LABOR PAINS AHEAD FOR BASEBALL?
QUESTION: Do you think a labor stoppage is probable for MLB within the next five years?
BENFRED: I’m not sure about probable, but it’s certainly possible. The existing collective bargaining agreement is set to expire after the 2021 season. Some bitter feelings seem to be growing instead of fading away. Players see the league’s money growing and player salaries shrinking, especially through free agency. They don’t understand that, and they don’t like it. Hard to blame them considering they are the product. Free agency needs some new rules. Players need to be strong during the next round of negotiations. I think a lot more will be paying attention and voicing their opinions than in previous years. There are current stars, like Kris Bryant, who have been burned by teams using the service time loopholes, for example. I would not be surprised if there is some sort of a stoppage but there is plenty of time to work out problems, and that would be in both parties’ best interests.

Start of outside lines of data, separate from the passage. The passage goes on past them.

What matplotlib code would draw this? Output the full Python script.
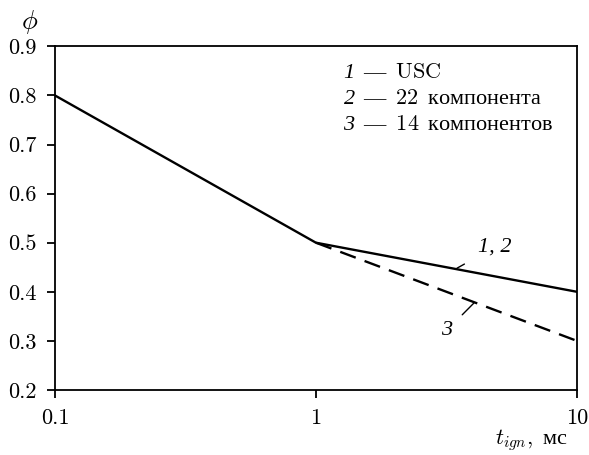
import numpy as np
import matplotlib
matplotlib.use("Agg")
import matplotlib.pyplot as plt

# data
t_solid = [0.1, 1, 10]
phi_solid = [0.8, 0.5, 0.4]      # curves 1, 2 (USC, 22 components)
t_dash = [1, 10]
phi_dash = [0.5, 0.3]            # curve 3 (14 components)

legend_lines = [r"$\mathsf{1}\ \,\mathbf{—}\ \,\mathrm{USC}$",
                r"$\mathsf{2}\ \,\mathbf{—}\ \,\mathrm{22}\ \,\mathbf{компонента}$",
                r"$\mathsf{3}\ \,\mathbf{—}\ \,\mathrm{14}\ \,\mathbf{компонентов}$"]
xticks = [0.1, 1, 10]
xticklabels = ["0.1", "1", "10"]
yticks = [0.2, 0.3, 0.4, 0.5, 0.6, 0.7, 0.8, 0.9]

# Computer Modern for latin/digits, Liberation Serif for cyrillic (via \mathbf)
plt.rcParams['font.family'] = ['cmr10', 'Liberation Serif']
plt.rcParams['mathtext.fontset'] = 'custom'
plt.rcParams['mathtext.rm'] = 'cmr10'
plt.rcParams['mathtext.it'] = 'cmmi10'
plt.rcParams['mathtext.sf'] = 'Liberation Serif:italic'
plt.rcParams['mathtext.bf'] = 'Liberation Serif'
plt.rcParams['axes.unicode_minus'] = False

fs = 16

fig = plt.figure(figsize=(5.89, 4.55), dpi=100)
ax = fig.add_axes([0.0934, 0.143, 0.886, 0.755])

ax.plot(t_solid, phi_solid, color='black', lw=1.7)
ax.plot(t_dash, phi_dash, color='black', lw=1.7, dashes=(7, 4))

ax.set_xscale('log')
ax.set_xlim(0.1, 10)
ax.set_ylim(0.2, 0.9)
ax.set_xticks(xticks)
ax.set_xticklabels(xticklabels)
ax.xaxis.set_minor_locator(matplotlib.ticker.NullLocator())
ax.set_yticks(yticks)
ax.set_yticklabels([f"{v:.1f}" for v in yticks])
ax.tick_params(direction='out', length=6, width=1.3, labelsize=fs, pad=7)
for s in ax.spines.values():
    s.set_linewidth(1.3)

# axis labels
ax.text(-0.048, 1.07, r"$\phi$", transform=ax.transAxes, fontsize=fs + 3,
        ha='center', va='center')
ax.text(0.983, -0.147, r"$t_{ign}\mathrm{,}\ \,\mathbf{мс}$", transform=ax.transAxes,
        fontsize=fs, ha='right', va='center')

# legend as text
for i, s in enumerate(legend_lines):
    ax.text(0.552, 0.926 - i * 0.076, s, transform=ax.transAxes, fontsize=fs,
            ha='left', va='center')

# curve labels with leaders
ax.annotate("1, 2", xy=(3.47, 0.448), xytext=(4.85, 0.491),
            fontsize=fs, ha='center', va='center',
            family='Liberation Serif', style='italic',
            arrowprops=dict(arrowstyle='-', lw=1.0, color='black',
                            shrinkA=9, shrinkB=0))
ax.annotate("3", xy=(4.03, 0.377), xytext=(3.18, 0.322),
            fontsize=fs, ha='center', va='center',
            family='Liberation Serif', style='italic',
            arrowprops=dict(arrowstyle='-', lw=1.0, color='black',
                            shrinkA=7, shrinkB=0))

fig.savefig("out.png", dpi=100)
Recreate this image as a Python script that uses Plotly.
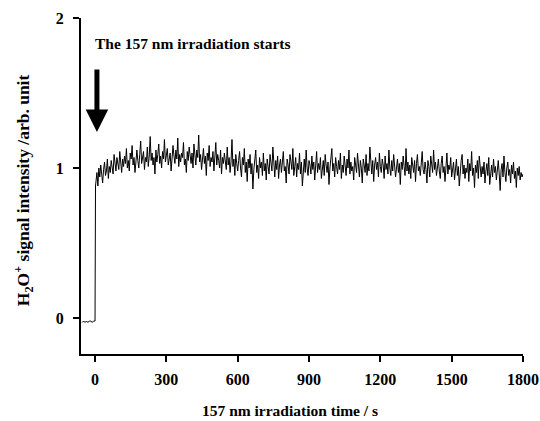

The players need to find a way to restructure free agency. They have lost their leverage. Free agency is supposed to be a reward, but it has turned into a curse for players who reach it at 30-plus years old. That’s a significant chunk of players. So, if I was a player, I would fight hard to reach free agency sooner. I’d fight to remove the comp picks because it makes free agents less appealing.
And I would fight against tanking teams, because that really pulls the rug out from beneath good free agents by decreasing significantly the amount of teams that want to pay good players. The draft should stop rewarding the worst teams. It should start rewarding the teams that just miss the postseason.